6. Steve Bannon is clearly on the sidelines when it comes to climate change, and Ivanka and Jared are running the issue. Bannon and EPA head Scott Pruitt want to get out of the Paris climate deal. Climate change is a weird, conspiratorial game, and its strongest believers serve to drive American business into the ground. The president should not make Obama-style mistakes on this hoax. Limiting pollution is a good thing. It can be done through drilling for natural gas in the United States, fracking, and investing in renewables like nuclear energy. It should not be done in the corridors of delusional European power.

7. Obamacare. The last Obamacare replacement bill was a travesty. That the president supported it was mind-boggling. THAT is the point when Trump supporters started getting nervous. Trump still thinks his staff is to blame for not being able to pass the bill through the House Freedom Caucus. That’s nonsense. Trump took a steep dive in the opinion polls among Republicans during that period because he was supporting a terrible bill that did nothing to effectively get rid of Obamacare. Look at the Gravis poll we reported on today: 77 percent of Republicans are sticking with Trump, even though he only has a 27 percent approval rating on his recent Obamacare repeal-and-replace effort. If Trump had just let that bill die along with Paul Ryan’s political fortunes and the hopes of the insurance companies, then his approval rating with Republicans would be a lot higher than 77 percent.

8. The biggest issue right now is that the president is not talking directly to us.

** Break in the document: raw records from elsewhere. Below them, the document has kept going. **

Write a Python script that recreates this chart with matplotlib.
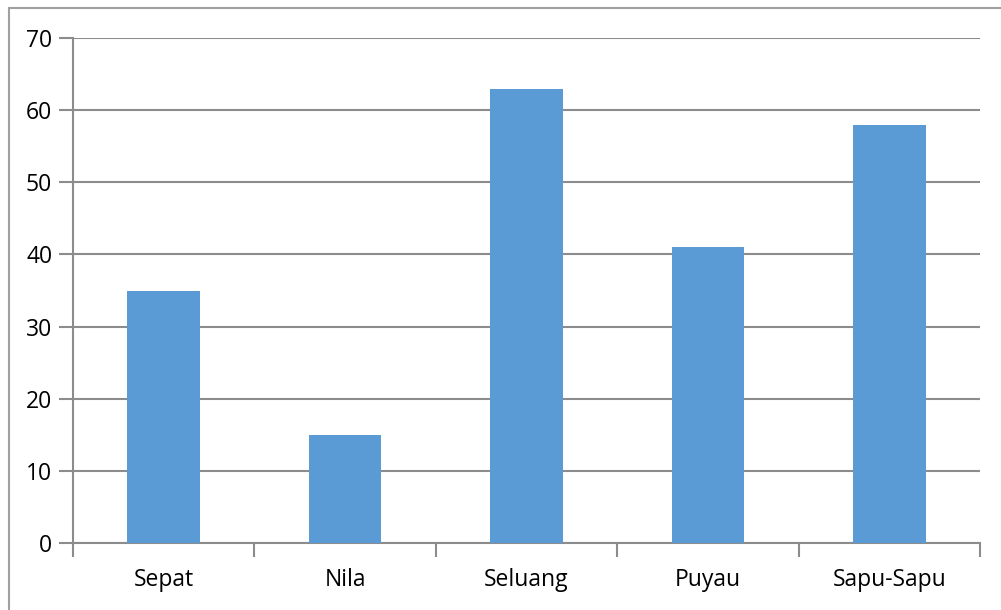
import matplotlib.pyplot as plt
from matplotlib.patches import Rectangle

categories = ["Sepat", "Nila", "Seluang", "Puyau", "Sapu-Sapu"]
values = [35, 15, 63, 41, 58]
yticks = [0, 10, 20, 30, 40, 50, 60, 70]

plt.rcParams['font.family'] = ['Open Sans', 'DejaVu Sans']

W, H = 1001, 610
fig = plt.figure(figsize=(W / 100, H / 100), dpi=100)
ax = fig.add_axes([73 / W, 1 - 543 / H, (980 - 73) / W, (543 - 38) / H])

grey = '#8c8c8c'
# outer chart border (runs off right and bottom edges)
fig.patches.append(Rectangle((9 / W, -0.05), 1.1, 1 - 8 / H + 0.05, transform=fig.transFigure,
                             fill=False, edgecolor='#a0a0a0', linewidth=1.5))

x = range(len(categories))
ax.bar(x, values, width=0.4, color='#5b9bd5', zorder=3)

ax.set_xlim(-0.5, len(categories) - 0.5)
ax.set_ylim(0, 70)
ax.set_yticks(yticks)
ax.set_xticks(list(x))
ax.set_xticklabels(categories)
ax.set_xticks([i - 0.5 for i in range(len(categories) + 1)], minor=True)

ax.grid(axis='y', color=grey, linewidth=1.5, zorder=0)
for s in ['top', 'right']:
    ax.spines[s].set_visible(False)
for s in ['left', 'bottom']:
    ax.spines[s].set_color(grey)
    ax.spines[s].set_linewidth(1.5)

ax.tick_params(axis='y', length=10, width=1.5, color=grey, labelsize=16.5, pad=5)
ax.tick_params(axis='x', which='major', length=0, labelsize=16.5, pad=18)
ax.tick_params(axis='x', which='minor', length=10, width=1.5, color=grey)

fig.savefig('out.png', dpi=100)
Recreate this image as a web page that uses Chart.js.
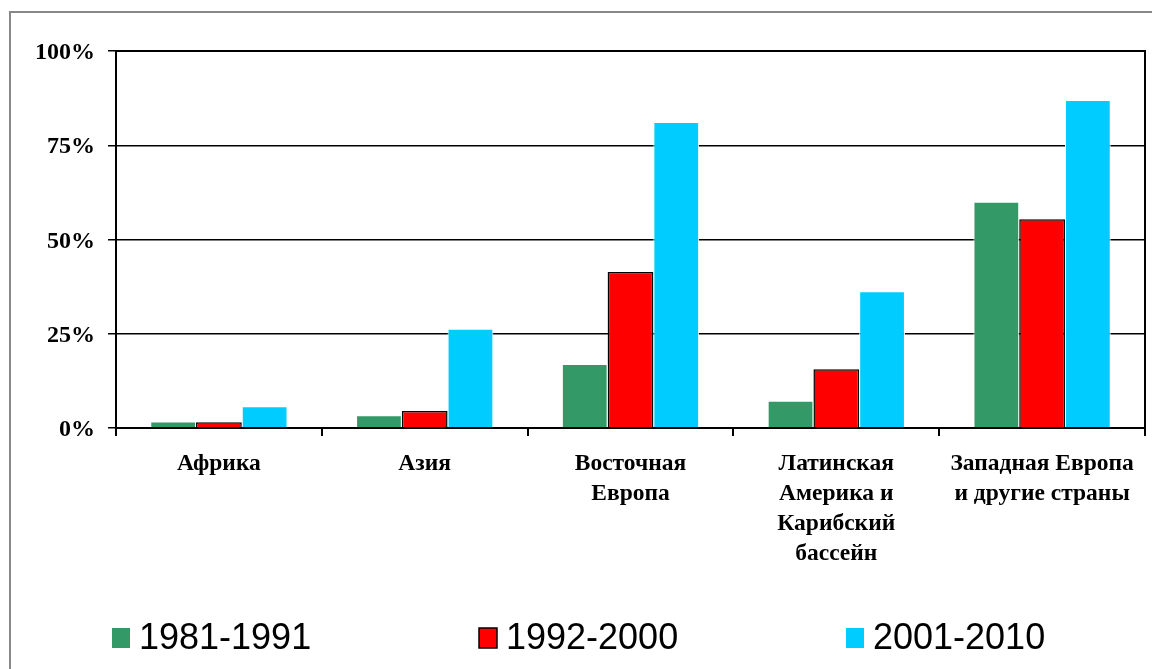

He is not appealing to us and trying to explain, in the terminology of his revolutionary populist campaign, why he’s compromising on some of these issues. He is not telling us why he has Gary Cohn in the White House. He is not telling us why Attorney General Jeff Sessions is determined to prosecute Julian Assange of WikiLeaks, who helped Trump during the campaign. Assange’s interests aligned with those of Trump supporters during the campaign against Hillary Clinton, so Trump supporters fell in love with the embassy-dwelling publisher. Thus, Trump supporters see the Assange issue as another flip-flop made at the behest of the globalists. It is time for Trump to tap back into his campaign energy, hit the trail in Pennsylvania, and tell us directly what is going on with all of these issues.

Aratus
09-10-2018, 04:43 AM
The above article is hyperbole driven, but the "bubble boy" environment around him,
the constant staff battles, is what the LODESTAR essayist sought to set off again. DJT
has a metaphysical habit of going from camp to camp, often telling them what they do
want to hear, as he finds a mutual "foe" for them to focus on. He deflects heat usually.